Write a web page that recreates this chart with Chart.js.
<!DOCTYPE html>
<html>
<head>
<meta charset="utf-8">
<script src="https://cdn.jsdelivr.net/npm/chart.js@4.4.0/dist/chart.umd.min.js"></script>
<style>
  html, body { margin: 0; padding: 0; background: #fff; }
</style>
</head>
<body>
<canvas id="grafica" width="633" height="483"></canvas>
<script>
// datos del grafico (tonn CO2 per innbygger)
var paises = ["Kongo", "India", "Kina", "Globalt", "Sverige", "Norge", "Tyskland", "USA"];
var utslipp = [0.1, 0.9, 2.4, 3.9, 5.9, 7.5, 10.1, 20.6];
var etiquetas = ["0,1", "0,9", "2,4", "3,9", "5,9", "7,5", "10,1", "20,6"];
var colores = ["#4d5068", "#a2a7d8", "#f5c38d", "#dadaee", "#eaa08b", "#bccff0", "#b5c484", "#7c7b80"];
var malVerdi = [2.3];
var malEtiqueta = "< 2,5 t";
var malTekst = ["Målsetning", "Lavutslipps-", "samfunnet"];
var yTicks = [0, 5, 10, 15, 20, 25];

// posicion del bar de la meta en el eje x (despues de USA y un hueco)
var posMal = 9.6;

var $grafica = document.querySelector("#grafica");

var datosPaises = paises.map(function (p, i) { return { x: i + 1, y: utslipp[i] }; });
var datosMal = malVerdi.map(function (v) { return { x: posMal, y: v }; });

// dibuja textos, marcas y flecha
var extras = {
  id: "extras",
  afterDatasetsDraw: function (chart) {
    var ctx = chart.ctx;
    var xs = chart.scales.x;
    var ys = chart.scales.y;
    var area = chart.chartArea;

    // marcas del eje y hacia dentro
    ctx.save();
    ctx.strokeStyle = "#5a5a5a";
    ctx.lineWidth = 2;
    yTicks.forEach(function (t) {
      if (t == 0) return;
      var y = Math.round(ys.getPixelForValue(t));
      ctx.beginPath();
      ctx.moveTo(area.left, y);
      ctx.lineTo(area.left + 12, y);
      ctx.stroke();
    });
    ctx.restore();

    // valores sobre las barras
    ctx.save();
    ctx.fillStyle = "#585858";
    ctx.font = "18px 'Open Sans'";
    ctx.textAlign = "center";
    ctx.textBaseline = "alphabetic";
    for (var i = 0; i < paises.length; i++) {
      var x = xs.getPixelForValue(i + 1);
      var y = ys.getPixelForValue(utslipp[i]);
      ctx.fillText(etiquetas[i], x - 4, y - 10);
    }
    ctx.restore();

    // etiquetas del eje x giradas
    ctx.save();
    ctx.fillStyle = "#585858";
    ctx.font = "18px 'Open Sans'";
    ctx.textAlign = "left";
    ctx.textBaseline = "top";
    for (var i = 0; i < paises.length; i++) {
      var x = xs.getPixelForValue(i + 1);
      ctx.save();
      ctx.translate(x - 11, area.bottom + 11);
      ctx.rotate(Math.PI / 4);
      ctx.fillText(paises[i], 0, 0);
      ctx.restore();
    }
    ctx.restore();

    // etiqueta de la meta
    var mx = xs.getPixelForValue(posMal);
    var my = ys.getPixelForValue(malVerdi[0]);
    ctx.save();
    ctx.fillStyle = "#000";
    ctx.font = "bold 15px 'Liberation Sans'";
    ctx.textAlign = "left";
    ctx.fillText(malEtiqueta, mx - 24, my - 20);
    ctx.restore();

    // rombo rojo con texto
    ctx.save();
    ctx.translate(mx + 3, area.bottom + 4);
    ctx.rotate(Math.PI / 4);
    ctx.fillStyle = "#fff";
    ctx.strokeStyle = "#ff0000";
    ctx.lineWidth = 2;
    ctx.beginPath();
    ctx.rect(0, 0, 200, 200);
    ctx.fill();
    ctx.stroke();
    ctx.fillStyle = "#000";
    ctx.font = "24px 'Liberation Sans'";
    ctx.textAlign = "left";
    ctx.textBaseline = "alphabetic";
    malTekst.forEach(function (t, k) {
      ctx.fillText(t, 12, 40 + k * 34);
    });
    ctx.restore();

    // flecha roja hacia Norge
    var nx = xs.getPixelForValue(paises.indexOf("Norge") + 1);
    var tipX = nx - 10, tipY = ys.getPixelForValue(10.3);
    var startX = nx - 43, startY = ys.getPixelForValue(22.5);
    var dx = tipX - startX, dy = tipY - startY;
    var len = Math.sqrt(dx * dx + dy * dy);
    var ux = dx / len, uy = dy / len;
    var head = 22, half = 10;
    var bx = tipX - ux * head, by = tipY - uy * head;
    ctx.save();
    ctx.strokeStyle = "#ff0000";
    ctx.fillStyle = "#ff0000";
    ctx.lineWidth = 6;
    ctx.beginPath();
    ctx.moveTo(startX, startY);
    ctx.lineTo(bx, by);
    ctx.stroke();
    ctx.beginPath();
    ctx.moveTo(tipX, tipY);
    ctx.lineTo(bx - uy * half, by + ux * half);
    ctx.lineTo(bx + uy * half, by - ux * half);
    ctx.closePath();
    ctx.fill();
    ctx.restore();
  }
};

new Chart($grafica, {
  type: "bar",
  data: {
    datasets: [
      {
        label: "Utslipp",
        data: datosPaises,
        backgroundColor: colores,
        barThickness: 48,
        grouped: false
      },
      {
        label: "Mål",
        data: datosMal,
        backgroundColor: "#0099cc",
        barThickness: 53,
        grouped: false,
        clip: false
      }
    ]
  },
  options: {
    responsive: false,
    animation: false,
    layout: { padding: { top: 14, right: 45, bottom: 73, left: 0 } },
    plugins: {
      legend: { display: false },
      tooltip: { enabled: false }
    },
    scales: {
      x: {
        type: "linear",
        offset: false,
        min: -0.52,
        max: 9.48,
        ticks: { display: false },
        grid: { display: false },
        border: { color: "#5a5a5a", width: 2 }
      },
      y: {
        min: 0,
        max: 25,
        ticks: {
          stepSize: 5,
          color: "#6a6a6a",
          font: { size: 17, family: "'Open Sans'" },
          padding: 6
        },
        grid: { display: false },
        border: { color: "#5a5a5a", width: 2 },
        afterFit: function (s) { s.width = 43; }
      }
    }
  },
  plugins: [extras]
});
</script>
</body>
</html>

Problem
Exactly repeat the lines running from the top of the listing to the line bearing "var yTicks = [0, 5, 10, 15, 20, 25];", both of those lines included, and only them.

The result
Write a web page that recreates this chart with Chart.js.
<!DOCTYPE html>
<html>
<head>
<meta charset="utf-8">
<script src="https://cdn.jsdelivr.net/npm/chart.js@4.4.0/dist/chart.umd.min.js"></script>
<style>
  html, body { margin: 0; padding: 0; background: #fff; }
</style>
</head>
<body>
<canvas id="grafica" width="633" height="483"></canvas>
<script>
// datos del grafico (tonn CO2 per innbygger)
var paises = ["Kongo", "India", "Kina", "Globalt", "Sverige", "Norge", "Tyskland", "USA"];
var utslipp = [0.1, 0.9, 2.4, 3.9, 5.9, 7.5, 10.1, 20.6];
var etiquetas = ["0,1", "0,9", "2,4", "3,9", "5,9", "7,5", "10,1", "20,6"];
var colores = ["#4d5068", "#a2a7d8", "#f5c38d", "#dadaee", "#eaa08b", "#bccff0", "#b5c484", "#7c7b80"];
var malVerdi = [2.3];
var malEtiqueta = "< 2,5 t";
var malTekst = ["Målsetning", "Lavutslipps-", "samfunnet"];
var yTicks = [0, 5, 10, 15, 20, 25];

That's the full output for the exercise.